AIM →
Repeat every line exactly, keeping the pictures out of the copy.
━━ SOURCE MATERIAL ━━
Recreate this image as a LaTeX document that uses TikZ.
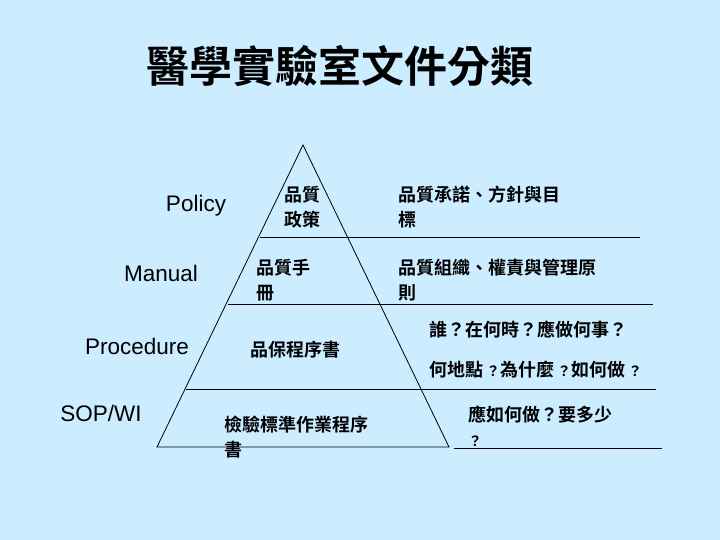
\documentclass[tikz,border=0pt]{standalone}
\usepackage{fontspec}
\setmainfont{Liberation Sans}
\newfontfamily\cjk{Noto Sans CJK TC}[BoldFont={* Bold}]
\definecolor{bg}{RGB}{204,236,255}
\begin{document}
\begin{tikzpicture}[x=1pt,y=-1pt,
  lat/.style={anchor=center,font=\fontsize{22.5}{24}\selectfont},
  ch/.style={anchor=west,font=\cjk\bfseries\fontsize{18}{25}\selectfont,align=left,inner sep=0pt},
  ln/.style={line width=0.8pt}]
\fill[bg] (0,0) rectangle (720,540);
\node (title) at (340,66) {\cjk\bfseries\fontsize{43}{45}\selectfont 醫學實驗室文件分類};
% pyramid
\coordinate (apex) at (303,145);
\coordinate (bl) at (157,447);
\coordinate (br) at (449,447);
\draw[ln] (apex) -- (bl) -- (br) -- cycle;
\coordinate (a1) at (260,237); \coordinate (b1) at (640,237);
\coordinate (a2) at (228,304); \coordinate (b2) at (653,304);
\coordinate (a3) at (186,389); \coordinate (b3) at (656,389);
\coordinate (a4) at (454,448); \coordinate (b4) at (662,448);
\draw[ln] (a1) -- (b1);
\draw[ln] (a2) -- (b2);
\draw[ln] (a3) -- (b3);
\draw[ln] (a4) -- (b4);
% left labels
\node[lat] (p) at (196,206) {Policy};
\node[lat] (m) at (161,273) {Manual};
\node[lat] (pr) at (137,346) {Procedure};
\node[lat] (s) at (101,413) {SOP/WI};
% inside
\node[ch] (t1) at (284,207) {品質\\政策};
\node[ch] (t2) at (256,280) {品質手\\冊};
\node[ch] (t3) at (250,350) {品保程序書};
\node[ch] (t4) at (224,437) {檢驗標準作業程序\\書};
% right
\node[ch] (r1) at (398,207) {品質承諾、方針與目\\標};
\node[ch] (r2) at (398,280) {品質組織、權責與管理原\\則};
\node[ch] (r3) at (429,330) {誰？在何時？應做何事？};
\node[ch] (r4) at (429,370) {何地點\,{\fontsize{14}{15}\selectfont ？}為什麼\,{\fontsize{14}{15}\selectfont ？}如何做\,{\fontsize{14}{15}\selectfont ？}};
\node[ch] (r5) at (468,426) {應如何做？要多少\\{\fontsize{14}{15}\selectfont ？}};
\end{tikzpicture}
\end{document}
━━━
FINISHED EXERCISE →
Recreate this image as a LaTeX document that uses TikZ.
\documentclass[tikz,border=0pt]{standalone}
\usepackage{fontspec}
\setmainfont{Liberation Sans}
\newfontfamily\cjk{Noto Sans CJK TC}[BoldFont={* Bold}]
\definecolor{bg}{RGB}{204,236,255}
\begin{document}
\begin{tikzpicture}[x=1pt,y=-1pt,
  lat/.style={anchor=center,font=\fontsize{22.5}{24}\selectfont},
  ch/.style={anchor=west,font=\cjk\bfseries\fontsize{18}{25}\selectfont,align=left,inner sep=0pt},
  ln/.style={line width=0.8pt}]
\fill[bg] (0,0) rectangle (720,540);
\node (title) at (340,66) {\cjk\bfseries\fontsize{43}{45}\selectfont 醫學實驗室文件分類};
% pyramid
\coordinate (apex) at (303,145);
\coordinate (bl) at (157,447);
\coordinate (br) at (449,447);
\draw[ln] (apex) -- (bl) -- (br) -- cycle;
\coordinate (a1) at (260,237); \coordinate (b1) at (640,237);
\coordinate (a2) at (228,304); \coordinate (b2) at (653,304);
\coordinate (a3) at (186,389); \coordinate (b3) at (656,389);
\coordinate (a4) at (454,448); \coordinate (b4) at (662,448);
\draw[ln] (a1) -- (b1);
\draw[ln] (a2) -- (b2);
\draw[ln] (a3) -- (b3);
\draw[ln] (a4) -- (b4);
% left labels
\node[lat] (p) at (196,206) {Policy};
\node[lat] (m) at (161,273) {Manual};
\node[lat] (pr) at (137,346) {Procedure};
\node[lat] (s) at (101,413) {SOP/WI};
% inside
\node[ch] (t1) at (284,207) {品質\\政策};
\node[ch] (t2) at (256,280) {品質手\\冊};
\node[ch] (t3) at (250,350) {品保程序書};
\node[ch] (t4) at (224,437) {檢驗標準作業程序\\書};
% right
\node[ch] (r1) at (398,207) {品質承諾、方針與目\\標};
\node[ch] (r2) at (398,280) {品質組織、權責與管理原\\則};
\node[ch] (r3) at (429,330) {誰？在何時？應做何事？};
\node[ch] (r4) at (429,370) {何地點\,{\fontsize{14}{15}\selectfont ？}為什麼\,{\fontsize{14}{15}\selectfont ？}如何做\,{\fontsize{14}{15}\selectfont ？}};
\node[ch] (r5) at (468,426) {應如何做？要多少\\{\fontsize{14}{15}\selectfont ？}};
\end{tikzpicture}
\end{document}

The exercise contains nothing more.